[MD] Quantum computing
Case
Case at iSpots.com
Sat Feb 17 06:41:58 PST 2007
[Magnus]
Come on. There are lots and lots of very serious research going on in the AI
area, and you dismiss it all just because you disagree with one's premises?
[Case]
It is my understanding that while much research in AI continues in
universities the hottest areas in the commercial world are in computer
gaming. Getting an AI to play by the same rules as a player and to adjust
its style of play to the moves of its opponents is a pretty daunting task.
[Magnus]
First of all, you need to understand what it means to handle data
"dynamically". It's not just to handle data randomly and produce a slightly
different result every time, it's to let DQ interfere. In quantum terms,
it's to let quantum effects interfere, to let each calculation (or quality
event) be led by quantum rules. To let an artificial machine be governed by
the same quantum rules that governs nature itself, entanglement,
non-locality, Bose-Einstein condensates etc., will let that machine tap into
the same source of DQ that has governed evolution for eons, and that can't
be bad.
[Case]
Quantum computing is a bit new to me but I am having trouble seeing how
allowing interference of any sort into the calculations can produce a happy
result. If I am look for a solution to a problem in cryptography how is
evolution going to help? On the one hand it is suggested that qbits will
allow much faster calculations and on the other that the processing power
stems from quantum effects. Are these quantum effects resulting in raw speed
or in better Quality answers?
>From what I could find about the demo you mentioned it looked promising but
there are skeptics and I don't suppose I will be looking at super-cooled
chips on my desktop anytime soon. But then I would never have though I would
have a dual core processor on my desktop by now either so who knows.

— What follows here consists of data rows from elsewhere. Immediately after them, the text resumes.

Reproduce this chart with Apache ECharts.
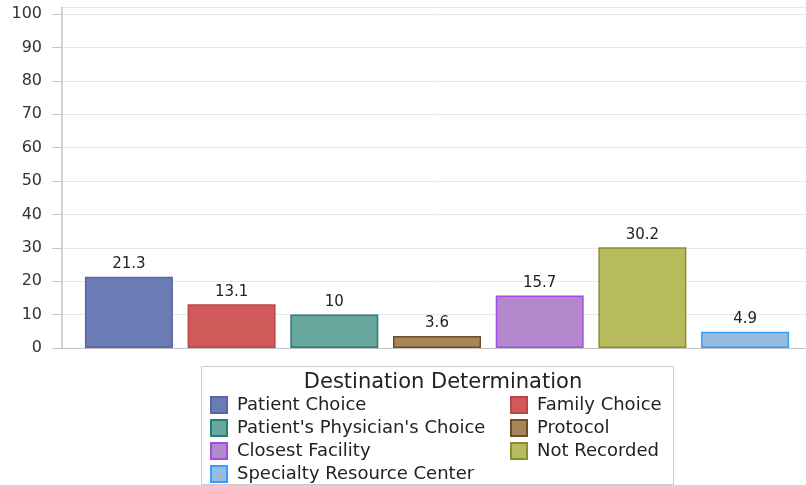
<!DOCTYPE html>
<html>
<head>
<meta charset="utf-8">
<script src="https://cdn.jsdelivr.net/npm/echarts@6/dist/echarts.min.js"></script>
<style>html,body{margin:0;padding:0;background:#fff;}#c{width:806px;height:485px;}</style>
</head>
<body>
<div id="c"></div>
<script>
var categories = ["Patient Choice", "Family Choice", "Patient's Physician's Choice", "Protocol", "Closest Facility", "Not Recorded", "Specialty Resource Center"];
var values = [21.3, 13.1, 10, 3.6, 15.7, 30.2, 4.9];
var fills = ["#6b7bb3", "#d05a5a", "#66a89e", "#a8845a", "#b488cc", "#b8bb5c", "#96bce0"];
var borders = ["#5566a6", "#b84646", "#2b7d70", "#6e4e26", "#a24ee6", "#879030", "#3a9cff"];
var legendLeft = ["Patient Choice", "Patient's Physician's Choice", "Closest Facility", "Specialty Resource Center"];
var legendRight = ["Family Choice", "Protocol", "Not Recorded"];
var legendTitle = "Destination Determination";

var font = "'DejaVu Sans', Verdana, sans-serif";
var series = categories.map(function (name, i) {
  return {
    name: name,
    type: 'bar',
    data: [values[i]],
    barWidth: 88,
    barGap: '16.7%',
    itemStyle: { color: fills[i], borderColor: borders[i], borderWidth: 1.5 },
    label: { show: true, position: 'top', distance: 5, color: '#222', fontSize: 15, fontFamily: font },
    emphasis: { disabled: true }
  };
});

var legendText = { fontSize: 18, color: '#222', fontFamily: font, padding: [0, 0, 0, 5] };

var chart = echarts.init(document.getElementById('c'));
chart.setOption({
  animation: false,
  title: {
    text: legendTitle,
    left: 438, top: 367, textAlign: 'center',
    textStyle: { fontSize: 21, fontWeight: 'normal', color: '#222', fontFamily: font }
  },
  graphic: [{
    type: 'rect', shape: { x: 201.5, y: 366.5, width: 472, height: 118 },
    style: { fill: 'none', stroke: '#cccccc', lineWidth: 1 }, silent: true, z: -1
  }],
  legend: [{
    data: legendLeft, orient: 'vertical', left: 205, top: 391, height: 120,
    itemWidth: 16, itemHeight: 16, itemGap: 5, icon: 'rect',
    textStyle: legendText, selectedMode: false
  }, {
    data: legendRight, orient: 'vertical', left: 505, top: 391, height: 120,
    itemWidth: 16, itemHeight: 16, itemGap: 5, icon: 'rect',
    textStyle: legendText, selectedMode: false
  }],
  grid: { left: 62, width: 750, top: 7.3, bottom: 137, containLabel: false, outerBoundsMode: 'none' },
  xAxis: {
    type: 'category', data: [''],
    axisLine: { show: true, lineStyle: { color: '#c4c4c4', width: 1 } },
    axisTick: { show: false }, axisLabel: { show: false }
  },
  yAxis: {
    type: 'value', min: 0, max: 102, interval: 10,
    axisLine: { show: true, lineStyle: { color: '#c4c4c4', width: 1.5 } },
    axisTick: { show: true, length: 10, lineStyle: { color: '#c4c4c4' } },
    axisLabel: { showMaxLabel: false, fontSize: 16, color: '#333', margin: 20, fontFamily: font },
    splitLine: { show: true, lineStyle: { color: '#e8e8e8' } }
  },
  series: series
});
</script>
</body>
</html>
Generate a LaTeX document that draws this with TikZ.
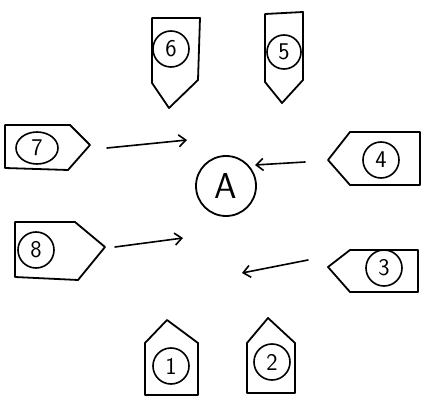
\documentclass[tikz,border=0pt]{standalone}
\usetikzlibrary{arrows.meta,shapes.geometric}
\begin{document}
\begin{tikzpicture}[x=1pt,y=-1pt,
  ink/.style={line width=1.8pt,line cap=round,line join=round},
  lab/.style={circle,draw,line width=1.6pt,minimum size=36pt,inner sep=0pt,font=\fontsize{24}{26}\selectfont\sffamily},
  big/.style={circle,draw,line width=1.8pt,minimum size=60pt,inner sep=0pt,font=\fontsize{36}{38}\selectfont\sffamily},
  flow/.style={line width=1.6pt,line cap=round,-{Straight Barb[length=7pt,width=12pt]}}]
\useasboundingbox (0,0) rectangle (429,409);
% center
\node[big] (A) at (226,186) {A};
% shape 6 (top, pointing down)
\draw[ink] (152,18) -- (200,18) -- (198,80) -- (169,108) -- (152,83) -- cycle;
\node[lab] (n6) at (171,49) {6};
% shape 5
\draw[ink] (265,14) -- (303,12) -- (303,80) -- (282,103) -- (265,82) -- cycle;
\node[lab,minimum size=34pt] (n5) at (284,52) {5};
% shape 7 (left, pointing right)
\draw[ink] (5,125) -- (70,125) -- (90,145) -- (68,170) -- (5,168) -- cycle;
\node[lab,ellipse,minimum width=42pt,minimum height=32pt] (n7) at (37,148) {7};
% shape 8
\draw[ink] (15,222) -- (75,222) -- (105,247) -- (78,280) -- (15,277) -- cycle;
\node[lab] (n8) at (36,250) {8};
% shape 4 (right, pointing left)
\draw[ink] (328,160) -- (350,132) -- (420,132) -- (420,185) -- (350,185) -- cycle;
\node[lab] (n4) at (381,160) {4};
% shape 3
\draw[ink] (328,267) -- (350,250) -- (418,250) -- (418,292) -- (350,292) -- cycle;
\node[lab] (n3) at (384,268) {3};
% shape 1 (bottom, pointing up)
\draw[ink] (167,320) -- (145,343) -- (145,395) -- (198,395) -- (198,343) -- cycle;
\node[lab] (n1) at (171,366) {1};
% shape 2
\draw[ink] (268,318) -- (247,343) -- (247,393) -- (295,393) -- (295,343) -- cycle;
\node[lab] (n2) at (272,362) {2};
% arrows
\coordinate (s7) at (107,148); \coordinate (e7) at (187,140);
\coordinate (s8) at (115,247); \coordinate (e8) at (183,238);
\coordinate (s4) at (305,162); \coordinate (e4) at (255,165);
\coordinate (s3) at (308,260); \coordinate (e3) at (242,273);
\draw[flow] (s7) -- (e7);
\draw[flow] (s8) -- (e8);
\draw[flow] (s4) -- (e4);
\draw[flow] (s3) -- (e3);
\end{tikzpicture}
\end{document}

I wonder sometimes how appropriate computer metaphors are when thinking of
biological systems. Truly they are useful but how far can we push them. We
have been quick to seize the latest in technology and apply it to our
understanding of biological processes. In the early days of telephony the
brain could be seen as a complicated switching system, the brain is a
thinking machine etc.
Much of the cognitive sciences proceeds from the notion the brain is a
sophisticated computer running programs. But this metaphor can break down
when pushed. A program is an algorithm, a series of sequential steps. I am
not sure what organisms do is at all sequentially. Computers operate in
discrete steps or clock cycles I don't think organisms work this way.
Certainly computer metaphors are useful but it is easy to overlook the
limitations.
What modern efforts in AI are doing is attempting to simulate in algorithmic
form what brains do organically. So far it seems to me that the value of
this accrues mainly from the effort involved in thinking this through. That
is we know the brain does pattern recognition; how can we construct an
algorithm to recognize patterns. Digitally this requires a brute force
approach.
When you suggest that the brain maybe a quantum computer, how so? Aren't
these attempts at quantum computing still handling binary information?
Aren't they still going to be handling information in discrete steps? I am
not sure how quantum effects would apply to a nervous system. It is my
understanding that quantum effect disappear above the level of complex
molecules. Are you suggesting that macro level information is somehow
processed at the level of protein synthesis?